Mayor of Rodriguez, Rizal
- Incumbent
- Assumed office June 30, 2022
- Preceded by: Dennis Hernandez

Personal details
- Born: Ronnie Sexon Evangelista May 23, 1964 (age 62) Montalban, Rizal, Philippines
- Party: NPC (2024–present)
- Other political affiliations: PDP (2022–2024)
- Spouse: Jeanny Evangelista
- Education: Philippine Military Academy (BS)
- Occupation: Military officer (retired), politician

Military service
- Allegiance: Philippines
- Branch/service: Philippine Army
- Years of service: 1986–2019
- Rank: Lieutenant General
- Commands: Civil Relation Service; Special Command (SOCOM), Philippine Army; Office of the Philippine Military Academy Superintendent;

= Ronnie Evangelista =

Filipino politician and retired general officer

Ronnie Sexon Evangelista (born May 23, 1964) is a Filipino former military officer and politician who served as Mayor of Rodriguez, Rizal.

== Military career ==
An alumnus of PMA class of 1986, Evangelista served with the Philippine Army. He served as commander Civil Relation Service and Commander Special Operations Command (SoCom). He authored Special Forces Manual which is being used by the Armed Forces of the Philippines (AFP). He also invented three marksmanship training systems namely: Simultaneous Moving Automated Random Target System (SMART), Field Marksmanship Training System (FMTS), and the Pneumatic Marksmanship Training System (PMTS).

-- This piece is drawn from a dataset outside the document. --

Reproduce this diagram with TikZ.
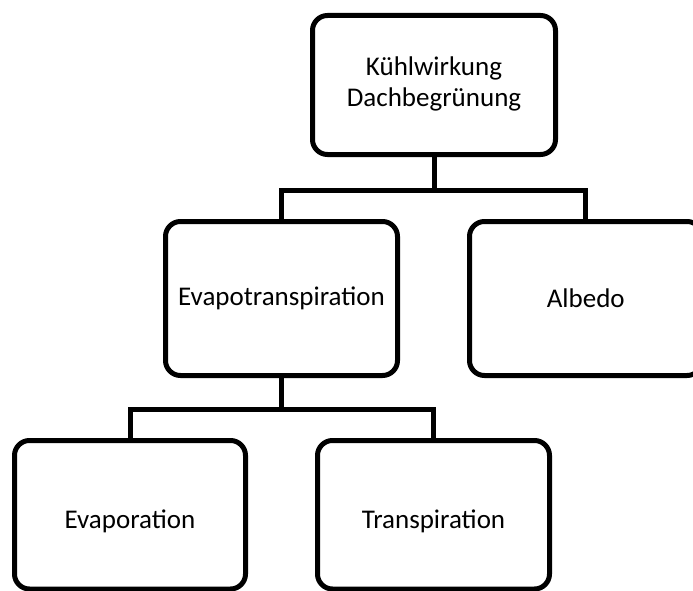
\documentclass[tikz,border=0pt]{standalone}
\usepackage{fontspec}
\setmainfont{Carlito}
\begin{document}
\begin{tikzpicture}[x=1pt,y=-1pt,
  box/.style={draw=black, line width=5pt, rounded corners=15pt, fill=white,
    inner sep=0pt, align=center, font=\fontsize{27}{31}\selectfont},
  link/.style={draw=black, line width=5pt}]
  \useasboundingbox (0,0) rectangle (693,591);
  \clip (0,0) rectangle (693,591);

  % boxes
  \node[box, minimum width=243pt, minimum height=139pt] (top) at (434,85)
    {\raisebox{-12pt}{\begin{tabular}{@{}c@{}}Kühlwirkung\\Dachbegrünung\end{tabular}}};
  \node[box, minimum width=232pt, minimum height=154pt] (evt) at (281.5,298.5)
    {\raisebox{-10pt}{Evapotranspiration}};
  \node[box, minimum width=232.5pt, minimum height=154pt] (alb) at (585.75,298.5)
    {\raisebox{-10pt}{Albedo}};
  \node[box, minimum width=231pt, minimum height=148.5pt] (evp) at (130,514.75)
    {\raisebox{-31pt}{Evaporation}};
  \node[box, minimum width=232pt, minimum height=148.5pt] (tra) at (433.5,514.75)
    {\raisebox{-31pt}{Transpiration}};

  % junctions of the tree
  \coordinate (j1) at (434,190.5);
  \coordinate (j2) at (281.5,409.5);

  % connectors
  \draw[link] (top.south) -- (j1);
  \draw[link] (evt.north) |- (j1) -| (alb.north);
  \draw[link] (evt.south) -- (j2);
  \draw[link] (evp.north) |- (j2) -| (tra.north);
\end{tikzpicture}
\end{document}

He later served as Superintendent Philippine Military Academy, but due to the death of Darwin Dormitorio, he resigned in 2019.

== Political career ==
Evangelista ran for Mayor for Montalban, Rizal, in 2022 and won under the outgoing ruling party PDP-Laban. He is seeking re-election in 2025, this time as a member of the Nationalist People's Coalition.